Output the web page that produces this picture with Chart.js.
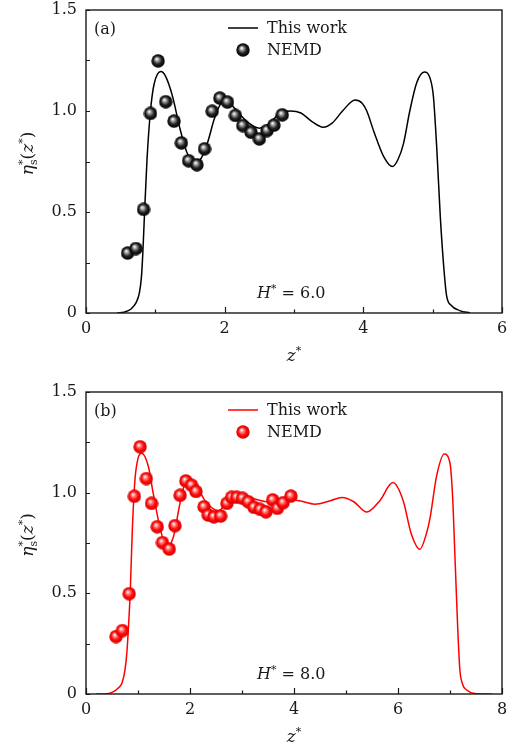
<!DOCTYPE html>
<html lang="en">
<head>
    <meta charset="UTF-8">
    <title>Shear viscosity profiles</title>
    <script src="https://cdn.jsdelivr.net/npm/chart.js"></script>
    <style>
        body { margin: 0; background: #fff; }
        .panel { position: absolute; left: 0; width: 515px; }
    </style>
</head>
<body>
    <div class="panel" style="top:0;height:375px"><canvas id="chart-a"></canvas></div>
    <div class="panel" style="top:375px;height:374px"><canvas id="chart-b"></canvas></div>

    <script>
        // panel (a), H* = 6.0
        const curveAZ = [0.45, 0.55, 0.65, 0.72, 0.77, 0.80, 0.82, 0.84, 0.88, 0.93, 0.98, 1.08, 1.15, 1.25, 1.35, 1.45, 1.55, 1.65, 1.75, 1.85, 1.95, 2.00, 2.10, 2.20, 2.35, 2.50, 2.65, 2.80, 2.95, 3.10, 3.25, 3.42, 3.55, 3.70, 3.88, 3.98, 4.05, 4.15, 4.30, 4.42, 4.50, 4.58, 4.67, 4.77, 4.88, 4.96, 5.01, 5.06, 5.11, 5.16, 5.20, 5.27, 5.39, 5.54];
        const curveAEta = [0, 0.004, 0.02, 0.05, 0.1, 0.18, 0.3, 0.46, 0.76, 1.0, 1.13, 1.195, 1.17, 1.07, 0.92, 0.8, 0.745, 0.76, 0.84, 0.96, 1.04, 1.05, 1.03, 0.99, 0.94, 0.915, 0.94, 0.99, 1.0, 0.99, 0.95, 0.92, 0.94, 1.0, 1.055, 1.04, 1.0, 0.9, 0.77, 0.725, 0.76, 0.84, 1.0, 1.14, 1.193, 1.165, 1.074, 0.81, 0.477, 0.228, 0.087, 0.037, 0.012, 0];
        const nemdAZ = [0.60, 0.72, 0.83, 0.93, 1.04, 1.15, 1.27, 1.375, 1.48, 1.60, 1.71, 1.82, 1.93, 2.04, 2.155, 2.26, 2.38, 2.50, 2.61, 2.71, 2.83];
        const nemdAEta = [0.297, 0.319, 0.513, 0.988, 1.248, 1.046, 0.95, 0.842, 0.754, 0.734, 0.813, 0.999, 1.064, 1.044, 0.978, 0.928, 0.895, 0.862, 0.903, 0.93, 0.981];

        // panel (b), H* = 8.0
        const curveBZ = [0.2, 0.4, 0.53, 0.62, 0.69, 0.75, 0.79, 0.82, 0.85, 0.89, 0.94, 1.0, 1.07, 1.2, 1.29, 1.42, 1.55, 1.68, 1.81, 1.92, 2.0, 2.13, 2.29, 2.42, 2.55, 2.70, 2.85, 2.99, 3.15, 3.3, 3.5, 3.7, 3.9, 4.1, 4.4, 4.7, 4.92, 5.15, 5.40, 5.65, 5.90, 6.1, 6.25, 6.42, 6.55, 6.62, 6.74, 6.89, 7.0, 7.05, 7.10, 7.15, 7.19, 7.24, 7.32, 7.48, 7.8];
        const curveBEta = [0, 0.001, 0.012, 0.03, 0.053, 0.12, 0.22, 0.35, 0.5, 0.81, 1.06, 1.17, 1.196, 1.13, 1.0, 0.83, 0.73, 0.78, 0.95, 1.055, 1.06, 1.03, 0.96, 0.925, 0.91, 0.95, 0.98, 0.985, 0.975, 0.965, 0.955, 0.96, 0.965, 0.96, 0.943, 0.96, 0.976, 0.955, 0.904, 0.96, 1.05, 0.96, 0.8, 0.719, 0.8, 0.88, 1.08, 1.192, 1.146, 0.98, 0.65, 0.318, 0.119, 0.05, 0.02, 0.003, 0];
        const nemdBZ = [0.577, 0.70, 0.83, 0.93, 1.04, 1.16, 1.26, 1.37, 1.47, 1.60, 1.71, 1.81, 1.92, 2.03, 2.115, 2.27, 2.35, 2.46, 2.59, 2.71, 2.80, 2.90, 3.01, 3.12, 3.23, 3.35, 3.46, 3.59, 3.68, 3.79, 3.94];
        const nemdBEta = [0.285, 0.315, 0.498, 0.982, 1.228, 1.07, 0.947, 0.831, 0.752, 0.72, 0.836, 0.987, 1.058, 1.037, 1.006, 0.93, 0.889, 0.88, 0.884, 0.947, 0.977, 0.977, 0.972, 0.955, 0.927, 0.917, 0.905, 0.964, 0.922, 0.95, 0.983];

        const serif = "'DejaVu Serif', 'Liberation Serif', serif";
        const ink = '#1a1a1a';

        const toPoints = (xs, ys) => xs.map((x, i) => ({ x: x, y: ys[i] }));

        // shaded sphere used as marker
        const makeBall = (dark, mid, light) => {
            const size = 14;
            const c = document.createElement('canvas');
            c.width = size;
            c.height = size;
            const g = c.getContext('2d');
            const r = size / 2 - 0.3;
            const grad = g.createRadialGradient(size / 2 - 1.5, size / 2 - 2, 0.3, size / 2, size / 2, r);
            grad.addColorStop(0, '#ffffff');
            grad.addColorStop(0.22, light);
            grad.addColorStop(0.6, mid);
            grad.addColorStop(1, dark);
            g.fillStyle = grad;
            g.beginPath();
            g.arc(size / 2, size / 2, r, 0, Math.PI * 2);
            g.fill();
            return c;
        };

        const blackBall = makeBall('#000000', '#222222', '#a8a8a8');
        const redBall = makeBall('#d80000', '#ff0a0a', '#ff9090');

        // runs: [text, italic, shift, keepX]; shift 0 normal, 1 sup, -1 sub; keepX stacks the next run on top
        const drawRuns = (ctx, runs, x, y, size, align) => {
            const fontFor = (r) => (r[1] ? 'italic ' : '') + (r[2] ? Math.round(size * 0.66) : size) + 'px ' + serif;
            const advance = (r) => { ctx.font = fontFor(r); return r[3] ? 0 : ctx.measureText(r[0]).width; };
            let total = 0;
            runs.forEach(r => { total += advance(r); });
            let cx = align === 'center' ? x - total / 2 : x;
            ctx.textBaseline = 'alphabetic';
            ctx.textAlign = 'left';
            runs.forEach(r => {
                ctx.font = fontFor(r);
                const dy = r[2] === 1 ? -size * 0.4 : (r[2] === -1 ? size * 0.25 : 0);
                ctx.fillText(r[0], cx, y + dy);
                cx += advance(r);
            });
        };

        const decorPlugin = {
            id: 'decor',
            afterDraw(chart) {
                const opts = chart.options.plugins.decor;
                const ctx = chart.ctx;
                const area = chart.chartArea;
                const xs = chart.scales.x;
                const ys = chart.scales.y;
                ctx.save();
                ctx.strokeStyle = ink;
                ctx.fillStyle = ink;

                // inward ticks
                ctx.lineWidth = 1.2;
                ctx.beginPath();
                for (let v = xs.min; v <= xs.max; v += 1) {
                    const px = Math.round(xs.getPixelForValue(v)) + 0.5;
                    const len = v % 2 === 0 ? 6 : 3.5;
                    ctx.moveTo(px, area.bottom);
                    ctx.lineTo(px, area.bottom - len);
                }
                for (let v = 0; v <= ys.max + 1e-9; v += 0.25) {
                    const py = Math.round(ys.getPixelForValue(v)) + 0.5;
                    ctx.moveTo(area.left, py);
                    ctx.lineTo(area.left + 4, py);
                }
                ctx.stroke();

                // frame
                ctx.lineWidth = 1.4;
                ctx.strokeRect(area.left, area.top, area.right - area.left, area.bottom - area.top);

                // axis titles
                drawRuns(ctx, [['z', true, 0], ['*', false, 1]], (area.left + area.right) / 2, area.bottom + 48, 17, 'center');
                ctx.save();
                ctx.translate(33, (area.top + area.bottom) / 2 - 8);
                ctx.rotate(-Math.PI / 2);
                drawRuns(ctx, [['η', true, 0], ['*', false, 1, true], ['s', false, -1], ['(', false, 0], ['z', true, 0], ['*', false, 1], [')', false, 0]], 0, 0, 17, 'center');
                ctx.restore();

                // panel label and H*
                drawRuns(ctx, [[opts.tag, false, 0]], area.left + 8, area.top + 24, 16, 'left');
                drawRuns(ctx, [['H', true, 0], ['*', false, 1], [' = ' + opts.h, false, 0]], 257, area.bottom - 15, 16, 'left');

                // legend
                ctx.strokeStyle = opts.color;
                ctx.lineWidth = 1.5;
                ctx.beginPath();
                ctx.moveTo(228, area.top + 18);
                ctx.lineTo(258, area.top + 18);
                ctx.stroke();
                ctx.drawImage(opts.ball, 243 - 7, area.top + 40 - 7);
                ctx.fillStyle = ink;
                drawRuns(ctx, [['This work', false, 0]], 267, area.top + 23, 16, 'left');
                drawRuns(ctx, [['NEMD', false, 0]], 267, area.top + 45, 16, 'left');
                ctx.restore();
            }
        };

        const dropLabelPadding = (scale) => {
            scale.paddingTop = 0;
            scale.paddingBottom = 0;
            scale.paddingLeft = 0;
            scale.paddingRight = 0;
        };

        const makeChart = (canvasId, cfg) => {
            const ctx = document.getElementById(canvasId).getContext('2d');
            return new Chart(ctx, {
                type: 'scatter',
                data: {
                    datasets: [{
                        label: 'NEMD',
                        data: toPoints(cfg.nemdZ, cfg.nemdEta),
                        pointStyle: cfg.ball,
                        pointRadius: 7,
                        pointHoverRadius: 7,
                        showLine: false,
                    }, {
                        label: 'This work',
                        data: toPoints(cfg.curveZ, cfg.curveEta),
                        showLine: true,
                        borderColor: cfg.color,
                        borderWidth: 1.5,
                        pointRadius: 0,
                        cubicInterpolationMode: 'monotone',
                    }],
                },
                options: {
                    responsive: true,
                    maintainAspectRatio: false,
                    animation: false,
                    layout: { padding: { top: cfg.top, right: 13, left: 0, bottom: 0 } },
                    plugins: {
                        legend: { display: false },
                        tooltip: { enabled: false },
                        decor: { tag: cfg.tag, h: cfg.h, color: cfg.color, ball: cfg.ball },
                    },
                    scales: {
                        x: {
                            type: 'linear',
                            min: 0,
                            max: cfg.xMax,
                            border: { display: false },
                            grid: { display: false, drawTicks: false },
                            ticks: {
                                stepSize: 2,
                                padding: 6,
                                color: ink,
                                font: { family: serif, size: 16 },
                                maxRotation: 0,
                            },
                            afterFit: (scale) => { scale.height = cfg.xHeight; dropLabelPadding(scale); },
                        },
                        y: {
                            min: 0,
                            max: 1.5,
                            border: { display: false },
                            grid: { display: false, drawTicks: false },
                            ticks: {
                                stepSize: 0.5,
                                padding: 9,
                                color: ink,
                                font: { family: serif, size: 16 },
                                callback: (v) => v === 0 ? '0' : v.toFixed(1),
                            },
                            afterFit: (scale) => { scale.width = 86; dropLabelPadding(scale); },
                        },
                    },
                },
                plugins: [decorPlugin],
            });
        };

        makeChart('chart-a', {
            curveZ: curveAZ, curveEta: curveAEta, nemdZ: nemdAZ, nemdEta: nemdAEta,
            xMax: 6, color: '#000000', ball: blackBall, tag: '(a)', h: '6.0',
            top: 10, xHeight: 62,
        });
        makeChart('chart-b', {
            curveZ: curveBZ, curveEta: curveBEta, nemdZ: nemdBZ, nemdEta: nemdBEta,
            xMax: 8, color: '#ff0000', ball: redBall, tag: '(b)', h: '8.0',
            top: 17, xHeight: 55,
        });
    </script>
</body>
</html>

━━━━

Reproduce the material above exactly, first line through the line that contains "0.903, 0.93, 0.981];", minus the pictures.

Output the web page that produces this picture with Chart.js.
<!DOCTYPE html>
<html lang="en">
<head>
    <meta charset="UTF-8">
    <title>Shear viscosity profiles</title>
    <script src="https://cdn.jsdelivr.net/npm/chart.js"></script>
    <style>
        body { margin: 0; background: #fff; }
        .panel { position: absolute; left: 0; width: 515px; }
    </style>
</head>
<body>
    <div class="panel" style="top:0;height:375px"><canvas id="chart-a"></canvas></div>
    <div class="panel" style="top:375px;height:374px"><canvas id="chart-b"></canvas></div>

    <script>
        // panel (a), H* = 6.0
        const curveAZ = [0.45, 0.55, 0.65, 0.72, 0.77, 0.80, 0.82, 0.84, 0.88, 0.93, 0.98, 1.08, 1.15, 1.25, 1.35, 1.45, 1.55, 1.65, 1.75, 1.85, 1.95, 2.00, 2.10, 2.20, 2.35, 2.50, 2.65, 2.80, 2.95, 3.10, 3.25, 3.42, 3.55, 3.70, 3.88, 3.98, 4.05, 4.15, 4.30, 4.42, 4.50, 4.58, 4.67, 4.77, 4.88, 4.96, 5.01, 5.06, 5.11, 5.16, 5.20, 5.27, 5.39, 5.54];
        const curveAEta = [0, 0.004, 0.02, 0.05, 0.1, 0.18, 0.3, 0.46, 0.76, 1.0, 1.13, 1.195, 1.17, 1.07, 0.92, 0.8, 0.745, 0.76, 0.84, 0.96, 1.04, 1.05, 1.03, 0.99, 0.94, 0.915, 0.94, 0.99, 1.0, 0.99, 0.95, 0.92, 0.94, 1.0, 1.055, 1.04, 1.0, 0.9, 0.77, 0.725, 0.76, 0.84, 1.0, 1.14, 1.193, 1.165, 1.074, 0.81, 0.477, 0.228, 0.087, 0.037, 0.012, 0];
        const nemdAZ = [0.60, 0.72, 0.83, 0.93, 1.04, 1.15, 1.27, 1.375, 1.48, 1.60, 1.71, 1.82, 1.93, 2.04, 2.155, 2.26, 2.38, 2.50, 2.61, 2.71, 2.83];
        const nemdAEta = [0.297, 0.319, 0.513, 0.988, 1.248, 1.046, 0.95, 0.842, 0.754, 0.734, 0.813, 0.999, 1.064, 1.044, 0.978, 0.928, 0.895, 0.862, 0.903, 0.93, 0.981];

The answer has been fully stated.